Given data start

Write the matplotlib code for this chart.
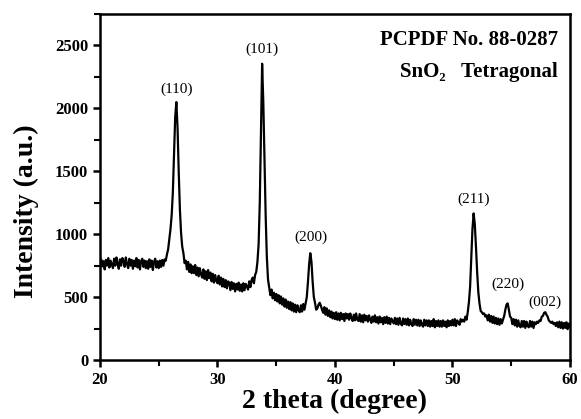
"""
XRD pattern of SnO2 (tetragonal, PCPDF 88-0287).
"""

import numpy as np
import matplotlib
matplotlib.use("Agg")
import matplotlib.pyplot as plt
from matplotlib.ticker import MultipleLocator

# ---------------------------------------------------------------------------
#  Data (0.1 degree step, 20..60)
# ---------------------------------------------------------------------------

two_theta_start = 20.0
two_theta_step = 0.1

intensity = [
    730, 800, 745, 785, 720, 795, 750, 810, 735, 790,      # 20
    760, 730, 805, 750, 815, 765, 725, 800, 750, 810,      # 21
    790, 740, 815, 760, 730, 805, 750, 795, 725, 790,      # 22
    745, 810, 735, 795, 720, 785, 805, 740, 790, 730,      # 23
    785, 725, 800, 740, 790, 715, 780, 805, 735, 785,      # 24
    730, 790, 740, 795, 750, 800, 790, 840, 880, 960,      # 25
    1040, 1150, 1330, 1640, 1930, 2050, 1850, 1500, 1200, 1010,  # 26
    900, 850, 770, 790, 720, 780, 700, 760, 690, 745,      # 27
    690, 755, 675, 735, 665, 730, 680, 655, 720, 645,      # 28
    705, 635, 715, 650, 695, 625, 685, 615, 675, 630,      # 29
    610, 670, 600, 655, 585, 645, 580, 635, 570, 625,      # 30
    615, 555, 620, 565, 610, 545, 605, 560, 615, 550,      # 31
    600, 545, 610, 555, 605, 585, 560, 625, 580, 635,      # 32
    655, 610, 675, 700, 780, 920, 1250, 1800, 2355, 2050,  # 33
    1600, 1150, 820, 640, 575, 515, 560, 490, 535, 475,    # 34
    525, 465, 515, 450, 505, 440, 490, 425, 480, 415,      # 35
    465, 405, 460, 395, 450, 385, 440, 380, 435, 395,      # 36
    380, 435, 385, 445, 400, 450, 500, 620, 760, 849,      # 37
    780, 620, 500, 455, 400, 410, 440, 455, 430, 400,      # 38
    375, 420, 360, 410, 350, 395, 340, 385, 330, 375,      # 39
    325, 380, 320, 370, 315, 375, 325, 365, 310, 370,      # 40
    330, 365, 320, 370, 335, 310, 360, 315, 370, 320,      # 41
    310, 365, 305, 355, 300, 360, 315, 350, 305, 355,      # 42
    320, 295, 345, 305, 355, 300, 340, 290, 345, 300,      # 43
    335, 285, 340, 295, 345, 290, 335, 285, 330, 310,      # 44
    290, 335, 285, 330, 280, 335, 290, 275, 330, 285,      # 45
    325, 280, 330, 275, 320, 285, 270, 325, 280, 320,      # 46
    275, 320, 270, 315, 280, 265, 320, 275, 315, 270,      # 47
    315, 265, 310, 270, 325, 260, 310, 270, 315, 265,      # 48
    310, 265, 315, 270, 305, 260, 315, 270, 310, 275,      # 49
    320, 275, 325, 270, 315, 300, 280, 325, 305, 320,      # 50
    305, 345, 320, 380, 460, 580, 800, 1040, 1165, 1080,   # 51
    900, 700, 540, 450, 390, 380, 365, 370, 345, 355,      # 52
    315, 360, 305, 350, 295, 345, 290, 335, 285, 330,      # 53
    280, 325, 290, 320, 350, 400, 440, 450, 400, 345,      # 54
    335, 285, 325, 275, 320, 265, 315, 270, 260, 310,      # 55
    265, 310, 255, 305, 270, 260, 310, 265, 305, 255,      # 56
    300, 285, 305, 295, 315, 310, 345, 350, 375, 380,      # 57
    360, 345, 315, 305, 295, 305, 285, 295, 270, 300,      # 58
    260, 305, 255, 300, 250, 295, 255, 300, 245, 290,      # 59
    265,                                                    # 60
]
two_theta = two_theta_start + two_theta_step * np.arange(len(intensity))

# peak labels: (hkl, 2theta, label height)
peak_labels = ["(110)", "(101)", "(200)", "(211)", "(220)", "(002)"]
peak_pos = [26.5, 33.8, 37.95, 51.8, 54.7, 57.85]
peak_label_y = [2100, 2420, 925, 1225, 545, 405]

# ---------------------------------------------------------------------------
#  Plot
# ---------------------------------------------------------------------------

plt.rcParams["font.family"] = ["Liberation Serif", "DejaVu Serif"]

fig = plt.figure(figsize=(5.81, 4.19), dpi=100)
ax = fig.add_axes([0.1721, 0.1408, 0.8089, 0.8258])

ax.plot(two_theta, intensity, color="black", lw=1.6)

for lab, x, y in zip(peak_labels, peak_pos, peak_label_y):
    ax.text(x, y, lab, ha="center", va="bottom", fontsize=11)

ax.text(0.975, 0.955, "PCPDF No. 88-0287", transform=ax.transAxes,
        ha="right", va="top", fontsize=15, fontweight="bold")
ax.text(0.975, 0.862, "SnO\u2082   Tetragonal", transform=ax.transAxes,
        ha="right", va="top", fontsize=15, fontweight="bold")

ax.set_xlim(20, 60)
ax.set_ylim(0, 2750)
ax.xaxis.set_major_locator(MultipleLocator(10))
ax.xaxis.set_minor_locator(MultipleLocator(5))
ax.yaxis.set_major_locator(MultipleLocator(500))
ax.yaxis.set_minor_locator(MultipleLocator(250))

ax.tick_params(which="major", direction="out", length=5, width=1.8,
               labelsize=12)
ax.tick_params(which="minor", direction="out", length=4, width=1.5)
for lab in ax.get_xticklabels() + ax.get_yticklabels():
    lab.set_fontweight("bold")
for sp in ax.spines.values():
    sp.set_linewidth(1.8)

ax.set_xlabel("2 theta (degree)", fontsize=20, fontweight="bold", labelpad=1)
ax.set_ylabel("Intensity (a.u.)", fontsize=20, fontweight="bold")
ax.yaxis.set_label_coords(-0.13, 0.43)

plt.savefig("out.png", dpi=100)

Given data end

_What is asked_
Restate only the lines running from the start of the material above through the line containing "two_theta_step = 0.1", ends included. No pictures.

_Task response_
Write the matplotlib code for this chart.
"""
XRD pattern of SnO2 (tetragonal, PCPDF 88-0287).
"""

import numpy as np
import matplotlib
matplotlib.use("Agg")
import matplotlib.pyplot as plt
from matplotlib.ticker import MultipleLocator

# ---------------------------------------------------------------------------
#  Data (0.1 degree step, 20..60)
# ---------------------------------------------------------------------------

two_theta_start = 20.0
two_theta_step = 0.1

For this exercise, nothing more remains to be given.